Growing domestic consumption of natural gas and increasing exports, both via pipelines to Mexico and liquefied natural gas to other markets, will help to boost prices next year higher than previously forecast, according to the Energy Information Administration (EIA).

Henry Hub natural gas spot prices will average $3.27/MMBtu in 2017, up from an estimated $2.49/MMBtu this year and a robust 15 cents higher than previously forecast, EIA said in its latest Short-Term Energy Outlook (STEO), which was released Tuesday.

EIA’s projected prices have steadily increased in recent months. In October, the agency said it expected 2017 Henry Hub natural gas spot prices to average $3.07/MMBtu. EIA’s 2017 natural gas price forecast stood at $2.87/MMBtu in September.

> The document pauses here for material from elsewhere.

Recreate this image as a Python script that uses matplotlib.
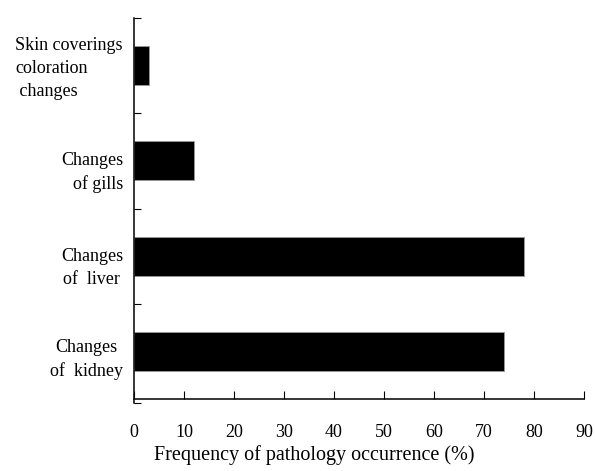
import matplotlib.pyplot as plt

plt.rcParams['font.family'] = ['Liberation Serif', 'DejaVu Serif']

# categories from bottom to top
labels = ['Changes\nof  kidney', 'Changes\nof  liver', 'Changes\nof gills',
          'Skin coverings\ncoloration\n changes']
values = [74, 78, 12, 3]
xticks = [0, 10, 20, 30, 40, 50, 60, 70, 80, 90]

# label layout (alignment and small downward shift as in the original)
aligns = ['center', 'center', 'right', 'left']
shifts = [0.085, 0.125, 0.125, 0.03]

fig = plt.figure(figsize=(5.95, 4.71), dpi=100)
ax = fig.add_axes([0.2252, 0.1444, 0.7563, 0.8174])

pos = list(range(len(values)))
ax.barh(pos, values, height=0.41, color='black', edgecolor='#999999', linewidth=0.6)

ax.set_xlim(0, 90)
ax.set_ylim(-0.54, 3.5)
ax.spines['top'].set_visible(False)
ax.spines['right'].set_visible(False)
ax.spines['bottom'].set_position(('data', -0.5))
for s in ['left', 'bottom']:
    ax.spines[s].set_linewidth(1.1)

ax.set_xticks(xticks)
ax.set_xticklabels([str(v) for v in xticks])
ax.tick_params(axis='x', direction='in', length=6, width=0.8, pad=18, labelsize=13)

ax.set_yticks([-0.54, 0.5, 1.5, 2.5, 3.5])
ax.set_yticklabels([])
ax.tick_params(axis='y', direction='in', length=5, width=0.8, pad=2)

for p, lab, al, sh in zip(pos, labels, aligns, shifts):
    ax.text(-2.2, p - sh, lab, ha='right', va='center', multialignment=al,
            fontsize=13, linespacing=1.45)

ax.set_xlabel('Frequency of pathology occurrence (%)', fontsize=14.5)
ax.xaxis.set_label_coords(0.40, -0.11)

fig.savefig('out.png')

The front-month natural gas contract for delivery at Henry Hub moved increased by 60 cents/MMBtu from Nov. 1, settling at $3.51/MMBtu on Dec. 1, EIA said. NYMEX contract values for March 2017 delivery traded during the five-day period ending Dec.1 suggest a price range from $2.20/MMBtu to $5.04/MMBtu encompasses the market expectation of Henry Hub natural gas prices in March 2017 at the 95% confidence level, EIA said

“The monthly average natural gas spot price in November fell 43 cents/MMBtu from the October average,” the agency said. “Both natural gas futures and spot prices declined in the first half of November as warmer-than-normal temperatures helped to push natural gas inventories to record levels. In November, U.S. population-weighted heating degree days were 21% below the previous ten-year average and U.S. natural gas inventory levels exceeded 4 Tcf during the middle of the month. The natural gas spot price, which represents very-near-term delivery, was more greatly affected by the record high inventories and fell by a larger percentage than the futures price.”

Last week, EIA reported the second storage withdrawal of the young heating season. The withdrawal of 50 Bcf left 3,995 Bcf of gas in storage, 24 Bcf more than at the same time last year and 235 Bcf more than the five-year average.

“U.S. natural gas inventories were at their highest level ever at the beginning of the current heating season, but stronger gas demand this winter and increased exports are expected to reduce natural gas inventories to more normal levels by the end of winter in late March,” said EIA Administrator Adam Sieminski.

EIA expects temperatures from December through March to average 3% warmer than normal, which would be 13% colder than the same period last year, resulting in an estimated 13% year-over-year increase in residential and commercial natural gas consumption December through March. Total natural gas consumption for the same months is forecast to be 4% higher than last winter.

“The increase in domestic consumption, combined with ongoing growth in pipeline and liquefied natural gas exports, is projected to reduce natural gas inventories to levels closer to historical averages at the end of the winter,” EIA said.

Natural gas marketed production is expected to average 77.5 Bcf/d in 2016, a 1.3 Bcf/d decline from the 2015 level, which would be the first annual decline since 2005, according to the STEO. EIA expects natural gas production in 2017 to increase by an average of 2.5 Bcf/d from the 2016 level.